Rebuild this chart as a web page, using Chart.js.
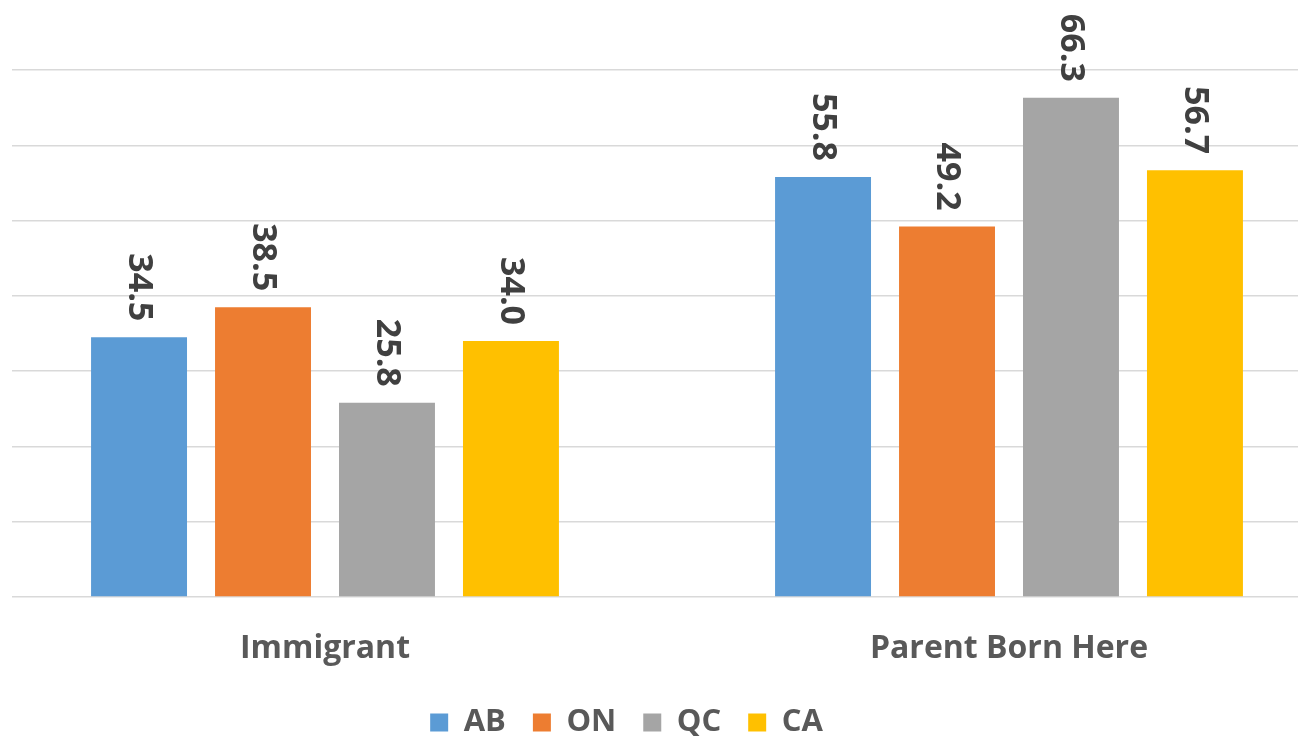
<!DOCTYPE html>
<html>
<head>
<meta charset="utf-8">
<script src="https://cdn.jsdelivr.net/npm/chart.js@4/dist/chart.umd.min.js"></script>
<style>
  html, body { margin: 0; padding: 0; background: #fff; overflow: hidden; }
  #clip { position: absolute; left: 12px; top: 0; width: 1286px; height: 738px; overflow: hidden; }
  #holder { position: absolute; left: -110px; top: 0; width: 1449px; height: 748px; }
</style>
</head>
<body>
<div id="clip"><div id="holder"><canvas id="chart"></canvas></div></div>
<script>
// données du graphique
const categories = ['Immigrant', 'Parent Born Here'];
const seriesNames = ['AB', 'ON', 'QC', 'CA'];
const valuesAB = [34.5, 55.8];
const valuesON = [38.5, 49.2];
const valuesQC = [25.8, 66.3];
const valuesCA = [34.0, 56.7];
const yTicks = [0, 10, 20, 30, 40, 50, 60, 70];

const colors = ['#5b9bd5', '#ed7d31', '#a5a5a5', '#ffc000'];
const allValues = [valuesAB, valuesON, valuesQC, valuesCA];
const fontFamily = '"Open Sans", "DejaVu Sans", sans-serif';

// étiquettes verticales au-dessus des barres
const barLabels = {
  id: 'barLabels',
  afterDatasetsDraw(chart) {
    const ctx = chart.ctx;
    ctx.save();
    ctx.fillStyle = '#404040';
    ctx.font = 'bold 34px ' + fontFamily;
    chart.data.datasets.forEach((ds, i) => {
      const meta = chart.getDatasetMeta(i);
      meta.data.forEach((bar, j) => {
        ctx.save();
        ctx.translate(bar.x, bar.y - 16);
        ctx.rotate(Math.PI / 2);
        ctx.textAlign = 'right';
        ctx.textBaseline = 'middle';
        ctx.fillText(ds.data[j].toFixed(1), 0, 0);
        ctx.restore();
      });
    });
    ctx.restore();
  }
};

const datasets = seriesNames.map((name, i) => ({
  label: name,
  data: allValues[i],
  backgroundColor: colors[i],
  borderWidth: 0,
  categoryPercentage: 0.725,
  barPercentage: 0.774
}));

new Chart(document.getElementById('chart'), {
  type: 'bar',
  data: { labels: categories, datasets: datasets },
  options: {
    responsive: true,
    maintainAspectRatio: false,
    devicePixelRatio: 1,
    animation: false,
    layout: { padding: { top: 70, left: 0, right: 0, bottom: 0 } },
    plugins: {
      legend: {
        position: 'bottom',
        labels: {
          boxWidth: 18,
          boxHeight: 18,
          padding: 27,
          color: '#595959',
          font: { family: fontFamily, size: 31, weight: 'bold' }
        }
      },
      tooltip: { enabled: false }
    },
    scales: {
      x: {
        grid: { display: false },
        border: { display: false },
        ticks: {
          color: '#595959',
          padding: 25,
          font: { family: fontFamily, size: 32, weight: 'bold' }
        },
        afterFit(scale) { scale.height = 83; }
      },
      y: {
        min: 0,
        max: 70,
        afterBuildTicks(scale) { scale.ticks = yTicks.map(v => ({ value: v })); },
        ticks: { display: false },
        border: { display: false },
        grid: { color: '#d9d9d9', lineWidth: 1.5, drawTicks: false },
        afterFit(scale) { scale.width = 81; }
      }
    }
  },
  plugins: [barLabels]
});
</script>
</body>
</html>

* [WORK TO DO] Without the pictures, transcribe the listing above exactly.

* [OUTPUT OF THE EXERCISE]
Rebuild this chart as a web page, using Chart.js.
<!DOCTYPE html>
<html>
<head>
<meta charset="utf-8">
<script src="https://cdn.jsdelivr.net/npm/chart.js@4/dist/chart.umd.min.js"></script>
<style>
  html, body { margin: 0; padding: 0; background: #fff; overflow: hidden; }
  #clip { position: absolute; left: 12px; top: 0; width: 1286px; height: 738px; overflow: hidden; }
  #holder { position: absolute; left: -110px; top: 0; width: 1449px; height: 748px; }
</style>
</head>
<body>
<div id="clip"><div id="holder"><canvas id="chart"></canvas></div></div>
<script>
// données du graphique
const categories = ['Immigrant', 'Parent Born Here'];
const seriesNames = ['AB', 'ON', 'QC', 'CA'];
const valuesAB = [34.5, 55.8];
const valuesON = [38.5, 49.2];
const valuesQC = [25.8, 66.3];
const valuesCA = [34.0, 56.7];
const yTicks = [0, 10, 20, 30, 40, 50, 60, 70];

const colors = ['#5b9bd5', '#ed7d31', '#a5a5a5', '#ffc000'];
const allValues = [valuesAB, valuesON, valuesQC, valuesCA];
const fontFamily = '"Open Sans", "DejaVu Sans", sans-serif';

// étiquettes verticales au-dessus des barres
const barLabels = {
  id: 'barLabels',
  afterDatasetsDraw(chart) {
    const ctx = chart.ctx;
    ctx.save();
    ctx.fillStyle = '#404040';
    ctx.font = 'bold 34px ' + fontFamily;
    chart.data.datasets.forEach((ds, i) => {
      const meta = chart.getDatasetMeta(i);
      meta.data.forEach((bar, j) => {
        ctx.save();
        ctx.translate(bar.x, bar.y - 16);
        ctx.rotate(Math.PI / 2);
        ctx.textAlign = 'right';
        ctx.textBaseline = 'middle';
        ctx.fillText(ds.data[j].toFixed(1), 0, 0);
        ctx.restore();
      });
    });
    ctx.restore();
  }
};

const datasets = seriesNames.map((name, i) => ({
  label: name,
  data: allValues[i],
  backgroundColor: colors[i],
  borderWidth: 0,
  categoryPercentage: 0.725,
  barPercentage: 0.774
}));

new Chart(document.getElementById('chart'), {
  type: 'bar',
  data: { labels: categories, datasets: datasets },
  options: {
    responsive: true,
    maintainAspectRatio: false,
    devicePixelRatio: 1,
    animation: false,
    layout: { padding: { top: 70, left: 0, right: 0, bottom: 0 } },
    plugins: {
      legend: {
        position: 'bottom',
        labels: {
          boxWidth: 18,
          boxHeight: 18,
          padding: 27,
          color: '#595959',
          font: { family: fontFamily, size: 31, weight: 'bold' }
        }
      },
      tooltip: { enabled: false }
    },
    scales: {
      x: {
        grid: { display: false },
        border: { display: false },
        ticks: {
          color: '#595959',
          padding: 25,
          font: { family: fontFamily, size: 32, weight: 'bold' }
        },
        afterFit(scale) { scale.height = 83; }
      },
      y: {
        min: 0,
        max: 70,
        afterBuildTicks(scale) { scale.ticks = yTicks.map(v => ({ value: v })); },
        ticks: { display: false },
        border: { display: false },
        grid: { color: '#d9d9d9', lineWidth: 1.5, drawTicks: false },
        afterFit(scale) { scale.width = 81; }
      }
    }
  },
  plugins: [barLabels]
});
</script>
</body>
</html>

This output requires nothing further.